Oil and Gas Advisories
Meaning of Boe
The term "boe" or barrels of oil equivalent may be misleading, particularly if used in isolation. A boe conversion ratio of six thousand cubic feet of natural gas to one barrel of oil equivalent (6 Mcf: 1 bbl) is based on an energy equivalency conversion method primarily applicable at the burner tip and does not represent a value equivalency at the wellhead.
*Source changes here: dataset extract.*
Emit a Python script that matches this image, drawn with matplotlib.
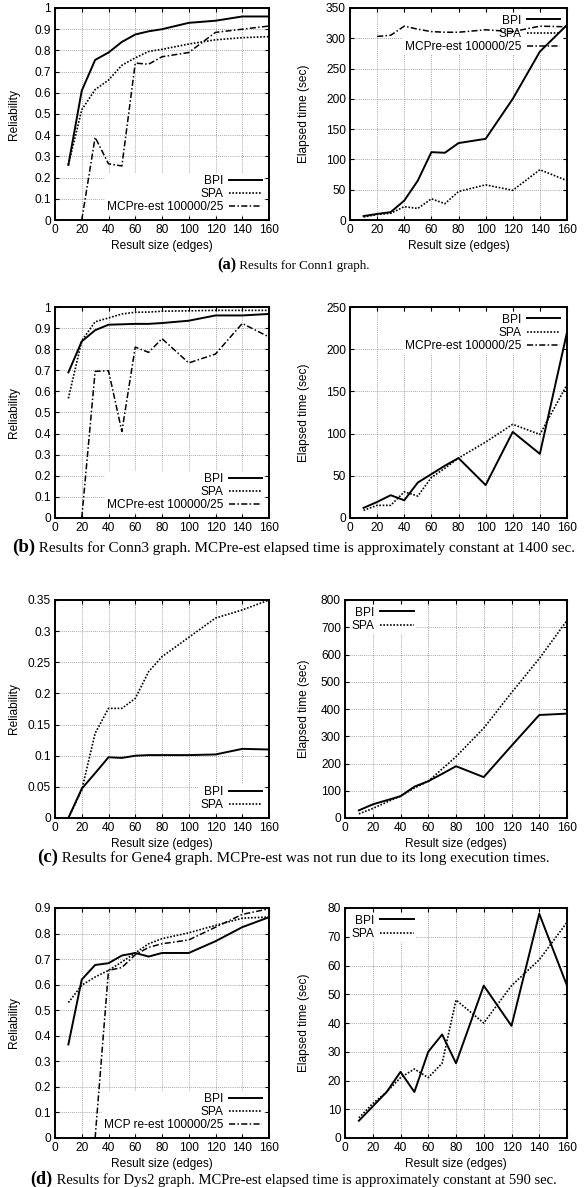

Additionally, given that the value ratio based on the current price of crude oil, as compared to natural gas, is significantly different from the energy equivalency of 6:1; utilizing a conversion ratio of 6:1 may be misleading as an indication of value.
Reserves Estimates
The estimates of reserves and future net revenue for individual properties may not reflect the same confidence level as estimates of reserves and future net revenue for all properties, due to the effects of aggregation.
Non-GAAP Measurements
The Company utilizes certain measurements that do not have a standardized meaning or definition as prescribed by International Financial Reporting Standards ("IFRS") and therefore may not be comparable with the calculation of similar measures by other entities, including but not limited to operating netback, cash flow and working capital. Readers are referred to advisories and further discussion on non-GAAP measurements contained in the Company's continuous disclosure documents. Operating netback is a non‐GAAP measure calculated as the average per boe of the Company's oil and gas sales, less royalties and operating costs.
Neither the TSX Venture Exchange nor its Regulation Service Provider (as that term is defined in the policies of the TSX Venture Exchange) accepts responsibility for the adequacy or accuracy of this release.